Two weeks ago me and my boyfriend moved from Brisbane to Hobart. So you have to excuse me if I get a bit drippy and sentimental over Lowtide’s new record, a record called Southern Mind, a record that breaths transition, progression and a clear-eyed kind of optimism. A ‘letting go’ record with only a suggestion of melancholy.

Then there’s the other thing; Lowtide’s self-titled album, which, somehow, came out in 2014, is one of my favourite Australian albums of the last ten years. One I’ve never gotten sick of, still gives me the same kind of ache today. The main difference between that album and Southern Mind is the necessary letting go of lightness. There’s no such thing as an ‘effortless’ song or album, and most bands give up trying to pretend there is by their second record. So while nothing on this one seems as kind of incidentally perfect as Lowtide’s ‘Held’, the simple pop smarts they showed on songs like that one and ‘Wedding Ring’ have become something more complex, but just as listenable.

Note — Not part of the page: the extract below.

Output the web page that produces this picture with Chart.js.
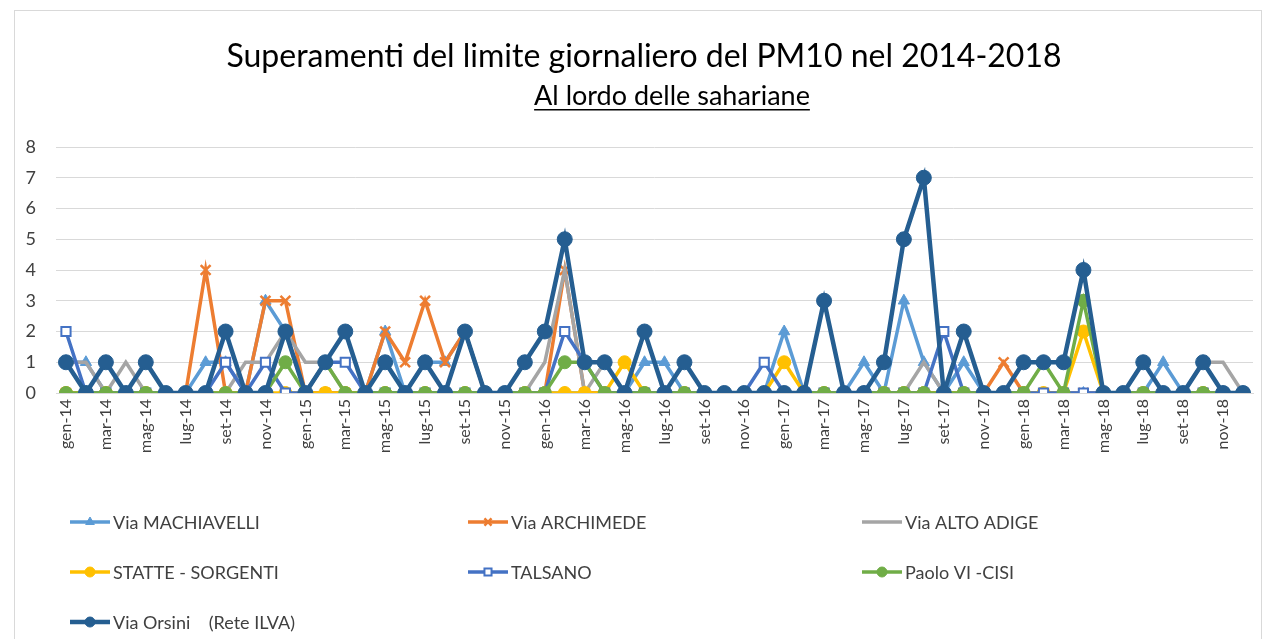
<!DOCTYPE html>
<html>
<head>
<meta charset="utf-8">
<script src="https://cdn.jsdelivr.net/npm/chart.js@4/dist/chart.umd.min.js"></script>
<style>
html, body { margin: 0; padding: 0; background: #fff; }
#wrap { position: absolute; left: 0; top: 0; width: 1269px; height: 639px; overflow: hidden; }
#frame { position: absolute; left: 14px; top: 10px; width: 1246px; height: 660px; border: 1px solid #d9d9d9; }
canvas { position: absolute; left: 0; top: 0; }
</style>
</head>
<body>
<div id="wrap">
  <div id="frame"></div>
  <canvas id="pm10Chart" width="1269" height="639"></canvas>
</div>
<script>
// months gen-14 .. dic-18
const months = [
  'gen-14','feb-14','mar-14','apr-14','mag-14','giu-14','lug-14','ago-14','set-14','ott-14','nov-14','dic-14',
  'gen-15','feb-15','mar-15','apr-15','mag-15','giu-15','lug-15','ago-15','set-15','ott-15','nov-15','dic-15',
  'gen-16','feb-16','mar-16','apr-16','mag-16','giu-16','lug-16','ago-16','set-16','ott-16','nov-16','dic-16',
  'gen-17','feb-17','mar-17','apr-17','mag-17','giu-17','lug-17','ago-17','set-17','ott-17','nov-17','dic-17',
  'gen-18','feb-18','mar-18','apr-18','mag-18','giu-18','lug-18','ago-18','set-18','ott-18','nov-18','dic-18'
];

const machiavelli = [1,1,0,0,0,0,0,1,1,0, 3,2,0,0,0,0,2,0,1,1, 2,0,0,0,0,0,0,0,0,1, 1,0,0,0,0,0,2,0,0,0, 1,0,3,1,0,1,0,0,0,0, 0,0,0,0,0,1,0,0,0,0];
const archimede   = [0,0,0,0,0,0,0,4,0,0, 3,3,0,0,0,0,2,1,3,1, 2,0,0,0,0,4,0,0,0,0, 0,0,0,0,0,0,0,0,0,0, 0,0,0,0,0,0,0,1,0,0, 0,0,0,0,0,0,0,0,0,0];
const altoAdige   = [1,1,0,1,0,0,0,0,0,1, 1,2,1,1,0,0,0,0,0,0, 0,0,0,0,1,4,0,1,0,0, 0,0,0,0,0,0,0,0,0,0, 0,0,0,1,0,0,0,0,0,0, 0,0,0,0,0,0,0,1,1,0];
const statte      = [0,0,0,0,0,0,0,0,0,0, 0,0,0,0,0,0,0,0,0,0, 0,0,0,0,0,0,0,0,1,0, 0,0,0,0,0,0,1,0,0,0, 0,0,0,0,0,0,0,0,0,0, 0,2,0,0,0,0,0,0,0,0];
const talsano     = [2,0,0,0,0,0,0,0,1,0, 1,0,0,1,1,0,0,0,0,0, 0,0,0,0,0,2,1,0,0,0, 0,0,0,0,0,1,0,0,0,0, 0,0,0,0,2,0,0,0,0,0, 0,0,0,0,0,0,0,0,0,0];
const paoloVI     = [0,0,0,0,0,0,0,0,0,0, 0,1,0,1,0,0,0,0,0,0, 0,0,0,0,0,1,1,0,0,0, 0,0,0,0,0,0,0,0,0,0, 0,0,0,0,0,0,0,0,0,1, 0,3,0,0,0,0,0,0,0,0];
const orsini      = [1,0,1,0,1,0,0,0,2,0, 0,2,0,1,2,0,1,0,1,0, 2,0,0,1,2,5,1,1,0,2, 0,1,0,0,0,0,0,0,3,0, 0,1,5,7,0,2,0,0,1,1, 1,4,0,0,1,0,0,1,0,0];

const yTicks = [0,1,2,3,4,5,6,7,8];
const titleText = 'Superamenti del limite giornaliero del PM10 nel 2014-2018';
const subtitleText = 'Al lordo delle sahariane';

function series(label, data, color, style, extra) {
  return Object.assign({
    label: label,
    data: data,
    borderColor: color,
    backgroundColor: color,
    pointBackgroundColor: color,
    pointBorderColor: color,
    borderWidth: 3.5,
    pointStyle: style,
    pointRadius: style ? 6 : 0,
    pointBorderWidth: 1,
    tension: 0
  }, extra || {});
}

const datasets = [
  series('Via MACHIAVELLI', machiavelli, '#5b9bd5', 'triangle', { pointRadius: 6.5 }),
  series('Via ARCHIMEDE', archimede, '#ed7d31', 'crossRot', { pointRadius: 7, pointBorderWidth: 2.5 }),
  series('Via ALTO ADIGE', altoAdige, '#a5a5a5', false),
  series('STATTE - SORGENTI', statte, '#ffc000', 'circle', { pointRadius: 6.5 }),
  series('TALSANO', talsano, '#4472c4', 'rect', { pointRadius: 6.5, pointBackgroundColor: '#ffffff', pointBorderWidth: 2 }),
  series('Paolo VI -CISI', paoloVI, '#70ad47', 'circle', { pointRadius: 6.5 }),
  series('Via Orsini    (Rete ILVA)', orsini, '#255e91', 'circle', { pointRadius: 7.5, borderWidth: 4.5 })
];
// excel draws later series on top
datasets.forEach((d, i) => { d.order = datasets.length - 1 - i; });

const legendCols = [70, 468, 862];
const legendRows = [522, 572, 622];

const headerPlugin = {
  id: 'header',
  afterDraw(chart) {
    const ctx = chart.ctx;
    ctx.save();
    ctx.fillStyle = '#000';
    ctx.textAlign = 'center';
    ctx.textBaseline = 'alphabetic';
    ctx.font = '32px Lato';
    ctx.fillText(titleText, 644, 67);
    ctx.font = '27px Lato';
    ctx.fillText(subtitleText, 672, 105);
    const w = ctx.measureText(subtitleText).width;
    ctx.fillRect(672 - w / 2, 109, w, 1.5);
    ctx.restore();
  }
};

const legendPlugin = {
  id: 'gridLegend',
  afterDraw(chart) {
    const ctx = chart.ctx;
    ctx.save();
    chart.data.datasets.forEach((ds, i) => {
      const x = legendCols[i % 3];
      const y = legendRows[Math.floor(i / 3)];
      ctx.strokeStyle = ds.borderColor;
      ctx.lineWidth = ds.borderWidth;
      ctx.beginPath();
      ctx.moveTo(x, y);
      ctx.lineTo(x + 40, y);
      ctx.stroke();
      if (ds.pointStyle) {
        ctx.fillStyle = ds.pointBackgroundColor;
        ctx.strokeStyle = ds.pointBorderColor;
        ctx.lineWidth = ds.pointBorderWidth;
        Chart.helpers.drawPoint(ctx, {
          pointStyle: ds.pointStyle,
          radius: 5,
          rotation: 0,
          borderWidth: ds.pointBorderWidth
        }, x + 20, y);
      }
      ctx.fillStyle = '#404040';
      ctx.font = '18px Lato';
      ctx.textAlign = 'left';
      ctx.textBaseline = 'middle';
      ctx.fillText(ds.label, x + 43, y + 1);
    });
    ctx.restore();
  }
};

const ctx = document.getElementById('pm10Chart').getContext('2d');
const pm10Chart = new Chart(ctx, {
  type: 'line',
  data: { labels: months, datasets: datasets },
  options: {
    responsive: false,
    animation: false,
    layout: { padding: { left: 16, right: 16, top: 147, bottom: 176 } },
    plugins: {
      legend: { display: false },
      title: { display: false },
      tooltip: { enabled: false }
    },
    scales: {
      x: {
        offset: true,
        grid: { display: false, drawTicks: false },
        border: { display: true, color: '#d9d9d9' },
        ticks: {
          autoSkip: false,
          minRotation: 90,
          maxRotation: 90,
          padding: 6,
          color: '#404040',
          font: { family: 'Lato', size: 16 },
          callback: function (val, idx) { return idx % 2 === 0 ? this.getLabelForValue(val) : ''; }
        },
        afterFit(scale) { scale.height = 70; }
      },
      y: {
        min: yTicks[0],
        max: yTicks[yTicks.length - 1],
        grid: { color: '#d9d9d9', drawTicks: false },
        border: { display: false },
        ticks: {
          stepSize: 1,
          padding: 20,
          color: '#404040',
          font: { family: 'Lato', size: 18 }
        },
        afterFit(scale) { scale.width = 40; }
      }
    }
  },
  plugins: [headerPlugin, legendPlugin]
});
</script>
</body>
</html>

‘Elizabeth Tower’s’ ‘Open hands, go on your way / stand and deliver, your task is forgiveness’ is the album’s pop song, open-hearted and immediate, a perfect choice for the second single after the more scrappy ‘90s-feeling ‘Alibi’.  ‘A.C’, with its more straightforwardly pretty guitar melodies, opening up into spacious, introspective verses, may be the song that most resembles that first record, though sadder, more resigned. Though when Giles Simon [who’s since left the band] consoles with ‘separate yourself / you’ve had enough’ you still feel like it’s about giving up to move forward. It’s a striking song, particularly when all the atmospherics drop out for a few bars in the middle, leaving resonant guitar and bass and Simon’s vocals, matter of fact and unadorned. Final track ‘Fault Lines’ leaves you with Lucy Buckeridge’s impressively swooping, twisting vocals, sweet and searching. With its slow, steady rhythm developing over it’s 4 and a half minutes, it’s maybe the most structurally simple song, but also one of the more personal and intimate, the counterpoints of Buckridge and Simon’s voices, ‘you’re always on my mind / you used to say this all the time / you’re leaving’.  It works to end the album with a kind of meandering, band-wanders-off-into-the-distance fade out than a resounding bang.

We know why people dismiss shoegaze (or dream pop, which is… faster, brighter guitars? I understand genres) as kinda wussy, almost boring. It’s samey by nature, having a consistent tone, drawn-out effects, a sense of each song lingering through the next is all part of the charm, and if you need your music to beat you up to make a point then it’ll never be for you. It’s also the genre that attracts the most cliche kind of description. You know, people says ‘dreamy’ ‘wall of sound’ ‘reverb-drenched guitars’ in their 200 word new music piece and think you get the picture, when the real feeling of the music is much more complex and particular. Like, there’s nothing really dreamy about this record – it’s purposeful, composed, exact. And as much as, going in, I wanted it to be something romantic and pastoral about love and loss in a harsh southern landscape, it’s not that either. It’s beautiful in totally its own way.  And the only way to really find out how is to listen.